WRITING A NNRPD AUTHENTICATION MODULE

    You need to create a nnrpd_auth.py module in INN's filter directory (see
    the pathfilter setting in inn.conf) where you should define a class
    holding certain methods.

    The following methods are known to nnrpd.  It uses them if present:

    __init__(self)
        Not explicitly called by nnrpd, but will run whenever the auth
        module is loaded.  This is a good place to initialize constants or
        establish a database connection.

    close(self)
        This method is invoked on nnrpd termination.  You can use it to save
        state information or close a database connection.

    authenticate(self, attributes)
        Called when a reader connects or issues AUTHINFO command. 
        Connection attributes are passed in the "attributes" dictionary. 
        The following keys are initialized by nnrpd:

        type
            "connect", "authinfo", "read" or "post" values specify the
            authentication type.

        hostname
            resolved hostname (or IP address if resolution fails) of
            connected reader

        ipaddress
            IP address of connected reader

        interface
            IP address of the interface at this machine reader is connected
            to

        user
            username as reader passed with AUTHINFO command or None if not
            applicable

        pass
            password as reader passed with AUTHINFO command or None if not
            applicible

        newsgroup
            name of the newsgroup reader requests read or post access to or
            None if not applicable

        All the above values are buffer objects (see the notes above on what
        buffer objects are).

        This method should return a tuple of four elements:

        1) NNTP response code.  Should be a valid NNTP response code (see
           example for details).

        2) Whether reading is allowed.  Should be a boolean value.

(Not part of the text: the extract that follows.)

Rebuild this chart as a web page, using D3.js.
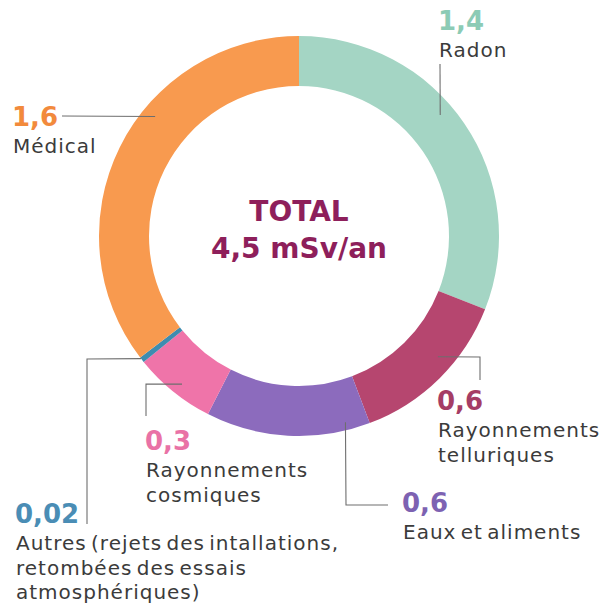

        3) Whether posting is allowed.  Should be a boolean value.

        4) Wildmat expression that says what groups to provide access to.

        See the explanation of applicable NNTP return codes in hook-perl in
        the INN documentation.

    authorize(self, attributes)
        Called when a reader requests either read or post permission.  The
        "attributes" dictionary is passed to group() method (see above for
        details).

        This method should return None to grant requested permission to
        requested newsgroup or non-empty string otherwise.  The rejection
        string will be shown to reader.

    To register your methods with nnrpd, you need to create an instance of
    your class, import the built-in nnrpd module, and pass the instance to
    nnrpd.set_auth_hook().  For example:

        class AUTH:
            def authenticate(self, attributes):
                ...

            def authorize(self, attributes):
                ...

        import nnrpd
        myauth = AUTH()
        nnrpd.set_auth_hook(myauth)

    There is also an nnrpd.py module there that is not actually used by
    nnrpd but provides the same set of functions as built-in nnrpd module. 
    This stub module may be used when debugging your own module.

FUNCTIONS SUPPLIED BY THE BUILT-IN NNRPD MODULE

    As of this writing, nnrpd built-in module exports the following
    functions:

    set_auth_hook()
        used to pass a reference to the instance of authentication and
        authorization class to nnrpd

    syslog()
        intended to be a replacement for a Python native syslog.